## PROBLEM TO WORK ON
Provide again, from the entries below, every line from the one containing "Give me the" through the one containing "import * as", exactly as written, and no other line.

(Data listing)
▽
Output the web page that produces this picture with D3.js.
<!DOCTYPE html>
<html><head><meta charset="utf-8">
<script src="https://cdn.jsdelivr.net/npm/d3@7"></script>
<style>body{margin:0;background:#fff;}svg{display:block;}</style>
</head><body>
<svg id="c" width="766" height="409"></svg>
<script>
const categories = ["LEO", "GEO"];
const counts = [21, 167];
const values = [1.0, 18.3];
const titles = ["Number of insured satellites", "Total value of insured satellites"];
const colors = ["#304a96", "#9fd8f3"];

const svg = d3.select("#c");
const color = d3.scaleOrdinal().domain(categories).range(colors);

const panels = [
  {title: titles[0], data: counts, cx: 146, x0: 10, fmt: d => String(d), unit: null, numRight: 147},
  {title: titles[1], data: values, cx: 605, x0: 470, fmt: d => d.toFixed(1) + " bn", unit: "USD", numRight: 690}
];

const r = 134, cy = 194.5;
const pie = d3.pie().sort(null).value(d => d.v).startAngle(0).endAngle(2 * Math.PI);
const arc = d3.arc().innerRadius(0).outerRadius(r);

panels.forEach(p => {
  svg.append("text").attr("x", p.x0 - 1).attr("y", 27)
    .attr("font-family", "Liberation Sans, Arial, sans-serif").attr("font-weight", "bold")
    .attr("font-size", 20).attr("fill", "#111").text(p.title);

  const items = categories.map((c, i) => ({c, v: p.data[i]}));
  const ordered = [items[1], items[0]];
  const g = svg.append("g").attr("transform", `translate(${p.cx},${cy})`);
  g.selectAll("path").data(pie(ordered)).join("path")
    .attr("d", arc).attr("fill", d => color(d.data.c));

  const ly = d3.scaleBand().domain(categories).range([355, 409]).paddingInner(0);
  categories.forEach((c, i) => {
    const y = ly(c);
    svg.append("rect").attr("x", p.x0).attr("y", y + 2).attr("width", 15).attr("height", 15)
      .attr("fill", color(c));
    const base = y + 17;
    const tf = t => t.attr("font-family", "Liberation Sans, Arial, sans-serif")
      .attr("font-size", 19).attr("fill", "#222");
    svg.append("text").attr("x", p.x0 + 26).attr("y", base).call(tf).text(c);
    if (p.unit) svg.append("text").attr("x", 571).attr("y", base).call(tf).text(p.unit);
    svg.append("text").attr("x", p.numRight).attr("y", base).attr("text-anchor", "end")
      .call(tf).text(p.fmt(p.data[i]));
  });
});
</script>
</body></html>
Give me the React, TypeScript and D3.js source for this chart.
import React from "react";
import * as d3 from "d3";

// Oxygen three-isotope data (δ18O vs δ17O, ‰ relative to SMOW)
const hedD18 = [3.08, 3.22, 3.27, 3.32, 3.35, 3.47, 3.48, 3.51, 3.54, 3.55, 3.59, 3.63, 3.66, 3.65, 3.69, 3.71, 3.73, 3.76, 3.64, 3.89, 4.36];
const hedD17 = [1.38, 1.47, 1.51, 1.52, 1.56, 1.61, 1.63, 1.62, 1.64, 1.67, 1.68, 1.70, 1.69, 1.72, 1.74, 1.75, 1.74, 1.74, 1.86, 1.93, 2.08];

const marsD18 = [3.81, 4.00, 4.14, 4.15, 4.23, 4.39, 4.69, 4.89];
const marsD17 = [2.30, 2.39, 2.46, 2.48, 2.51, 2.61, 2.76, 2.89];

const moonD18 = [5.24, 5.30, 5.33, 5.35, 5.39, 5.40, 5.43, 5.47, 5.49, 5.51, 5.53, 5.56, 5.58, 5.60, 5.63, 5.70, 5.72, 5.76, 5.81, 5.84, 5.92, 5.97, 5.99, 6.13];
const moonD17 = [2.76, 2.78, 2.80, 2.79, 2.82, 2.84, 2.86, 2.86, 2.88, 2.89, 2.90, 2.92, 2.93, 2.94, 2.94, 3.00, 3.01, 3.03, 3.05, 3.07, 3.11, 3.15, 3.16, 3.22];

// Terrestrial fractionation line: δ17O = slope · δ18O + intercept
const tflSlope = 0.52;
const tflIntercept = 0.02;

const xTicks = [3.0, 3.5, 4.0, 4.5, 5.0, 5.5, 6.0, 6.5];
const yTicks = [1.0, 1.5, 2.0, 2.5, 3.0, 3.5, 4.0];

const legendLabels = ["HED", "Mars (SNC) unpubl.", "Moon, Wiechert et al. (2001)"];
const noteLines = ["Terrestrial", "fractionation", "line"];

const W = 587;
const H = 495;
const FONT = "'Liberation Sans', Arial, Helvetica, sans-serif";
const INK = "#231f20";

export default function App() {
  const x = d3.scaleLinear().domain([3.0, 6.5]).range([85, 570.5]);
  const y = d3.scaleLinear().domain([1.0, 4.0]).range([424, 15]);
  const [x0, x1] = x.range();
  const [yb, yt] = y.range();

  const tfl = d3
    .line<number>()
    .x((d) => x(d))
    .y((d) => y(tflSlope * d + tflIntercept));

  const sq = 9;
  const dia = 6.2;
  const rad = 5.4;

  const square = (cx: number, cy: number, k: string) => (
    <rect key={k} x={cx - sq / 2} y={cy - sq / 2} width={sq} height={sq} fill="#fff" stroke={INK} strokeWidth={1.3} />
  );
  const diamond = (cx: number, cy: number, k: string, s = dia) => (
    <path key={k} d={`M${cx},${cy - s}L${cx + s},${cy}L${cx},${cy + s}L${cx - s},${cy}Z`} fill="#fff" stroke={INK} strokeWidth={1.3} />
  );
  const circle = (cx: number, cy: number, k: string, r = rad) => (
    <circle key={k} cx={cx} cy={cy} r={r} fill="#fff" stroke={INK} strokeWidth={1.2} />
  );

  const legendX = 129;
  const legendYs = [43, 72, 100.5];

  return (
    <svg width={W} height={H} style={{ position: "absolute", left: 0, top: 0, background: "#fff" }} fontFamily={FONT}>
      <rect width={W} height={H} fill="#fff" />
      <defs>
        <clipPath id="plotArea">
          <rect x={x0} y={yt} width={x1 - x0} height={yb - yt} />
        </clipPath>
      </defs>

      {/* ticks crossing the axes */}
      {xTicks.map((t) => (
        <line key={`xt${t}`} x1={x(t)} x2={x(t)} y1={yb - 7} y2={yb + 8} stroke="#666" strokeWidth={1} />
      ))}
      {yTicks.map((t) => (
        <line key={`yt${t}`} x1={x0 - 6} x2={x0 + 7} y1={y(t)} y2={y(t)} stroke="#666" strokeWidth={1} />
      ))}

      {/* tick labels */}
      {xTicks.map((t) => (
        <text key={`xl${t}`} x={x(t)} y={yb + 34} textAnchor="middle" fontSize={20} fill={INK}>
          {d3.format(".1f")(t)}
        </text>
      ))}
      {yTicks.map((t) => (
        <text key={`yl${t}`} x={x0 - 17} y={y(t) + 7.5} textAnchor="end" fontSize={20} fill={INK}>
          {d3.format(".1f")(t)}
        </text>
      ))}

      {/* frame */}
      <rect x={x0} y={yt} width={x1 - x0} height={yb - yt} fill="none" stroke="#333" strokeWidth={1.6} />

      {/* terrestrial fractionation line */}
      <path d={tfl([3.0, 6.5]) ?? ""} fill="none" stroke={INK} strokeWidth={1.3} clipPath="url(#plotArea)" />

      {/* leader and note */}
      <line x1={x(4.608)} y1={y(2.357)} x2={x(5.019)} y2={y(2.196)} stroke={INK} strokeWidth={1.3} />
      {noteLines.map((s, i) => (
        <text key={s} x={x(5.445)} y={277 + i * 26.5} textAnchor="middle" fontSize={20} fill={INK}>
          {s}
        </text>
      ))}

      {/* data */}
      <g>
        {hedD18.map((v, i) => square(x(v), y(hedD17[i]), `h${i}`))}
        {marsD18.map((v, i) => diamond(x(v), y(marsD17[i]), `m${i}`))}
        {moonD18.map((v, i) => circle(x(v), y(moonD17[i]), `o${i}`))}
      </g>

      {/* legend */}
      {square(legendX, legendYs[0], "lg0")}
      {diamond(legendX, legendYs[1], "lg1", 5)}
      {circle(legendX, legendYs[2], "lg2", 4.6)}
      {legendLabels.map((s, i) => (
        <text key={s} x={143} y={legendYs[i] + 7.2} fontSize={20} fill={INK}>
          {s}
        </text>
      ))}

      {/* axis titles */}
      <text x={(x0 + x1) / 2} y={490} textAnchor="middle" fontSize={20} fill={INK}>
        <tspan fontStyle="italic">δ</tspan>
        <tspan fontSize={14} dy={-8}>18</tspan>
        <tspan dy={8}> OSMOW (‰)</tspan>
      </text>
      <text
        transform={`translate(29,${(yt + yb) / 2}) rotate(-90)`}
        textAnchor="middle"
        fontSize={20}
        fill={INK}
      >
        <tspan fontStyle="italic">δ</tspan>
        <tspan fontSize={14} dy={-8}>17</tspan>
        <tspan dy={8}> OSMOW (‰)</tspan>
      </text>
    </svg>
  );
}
△
## ANSWER FOR THE TASK
Give me the React, TypeScript and D3.js source for this chart.
import React from "react";
import * as d3 from "d3";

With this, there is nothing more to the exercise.